The structure is engineered to accommodate what lab users need, including increased power loads, extra natural gas hookups and special ventilation systems.

“We retained a really top-notch mechanical, electrical and plumbing engineer, and we redesigned the infrastructure for life science users because we were getting a lot of attention and interest from folks partnered with Columbia and City College,” said Salama. “The building is now fully designed with the HVAC, electrical power and structural load for labs, life science, commercial, or not-for-profits.”

Work began on the Taystee Building in July 2018 and is expected to finish by the end of 2020. The structure will have 29,000 square feet of ground floor retail, terraces on the sixth, eighth, 10th and 11th floors, a landscaped courtyard on one side, bike rooms on the ground floor and potentially some kind of shared roof deck space for all tenants.

CBRE’s Mary Ann Tighe and Steve Purpura are leading the leasing team for the property, where rents start at $65 a square foot and can go as high as $110 a square foot for life science space. 

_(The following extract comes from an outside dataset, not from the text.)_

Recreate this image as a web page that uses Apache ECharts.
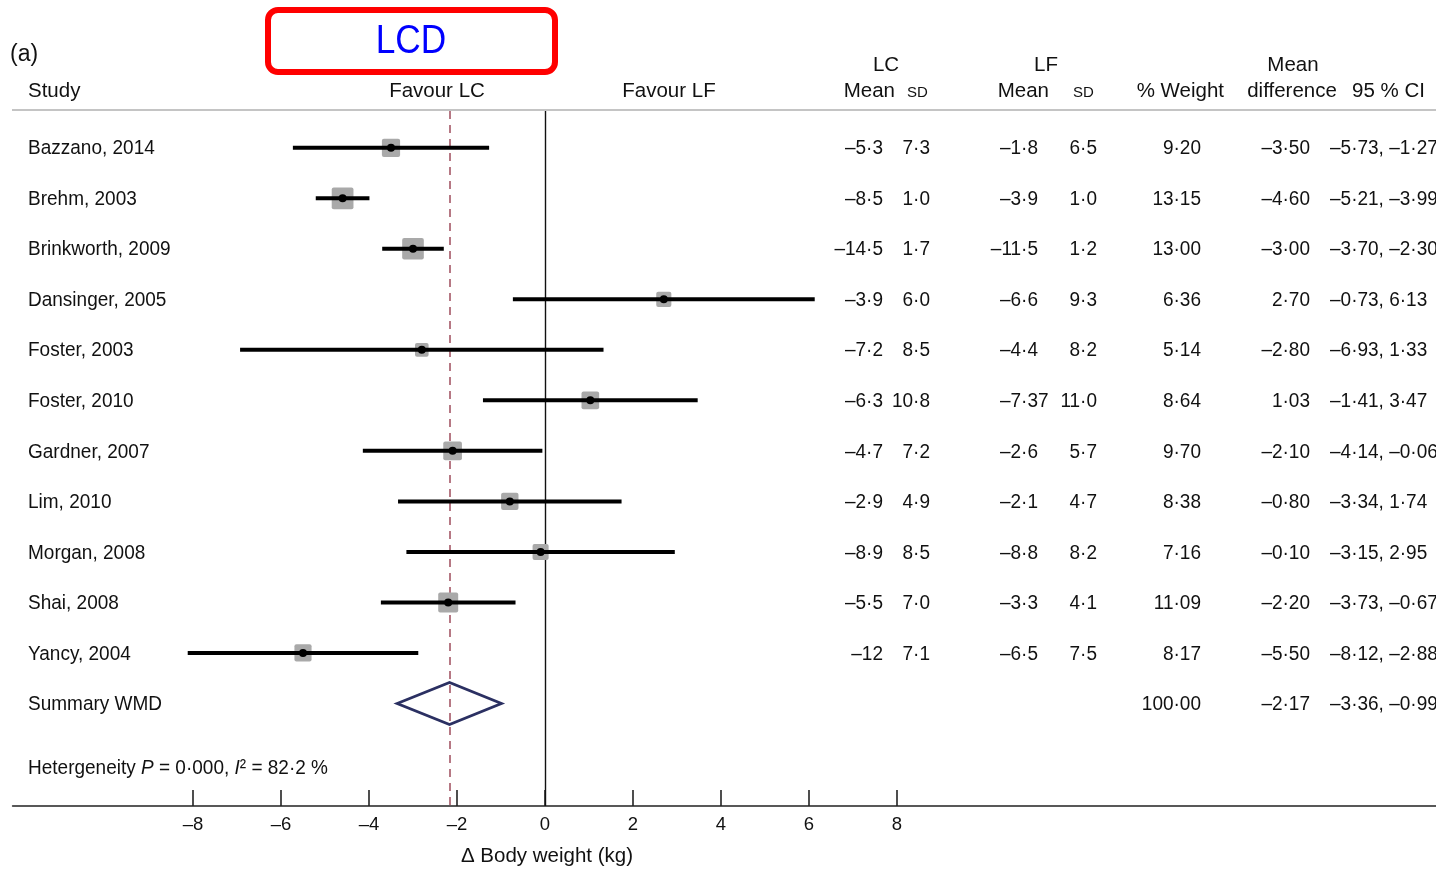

Taystee is just one piece of a multi-building neighborhood that Janus has dubbed the “Manhattanville Factory District.” Across the street, the company is wrapping up work on the Malt House, a glass expansion that roughly doubled the size of an existing brick warehouse, from 82,000 square feet to 152,000 square feet. Janus has nailed down one tenant, art gallery Gavin Brown’s Enterprise, which has built out a sprawling exhibition space across the first three floors. The firm is negotiating with several other tenants that have yet to be announced.

The district also encompasses two other brick industrial buildings that Janus has partially converted to office space: the Mink Building and the Sweets Building. Both properties hold a combination of community and arts groups, life science start-ups, light industrial businesses and creative office tenants.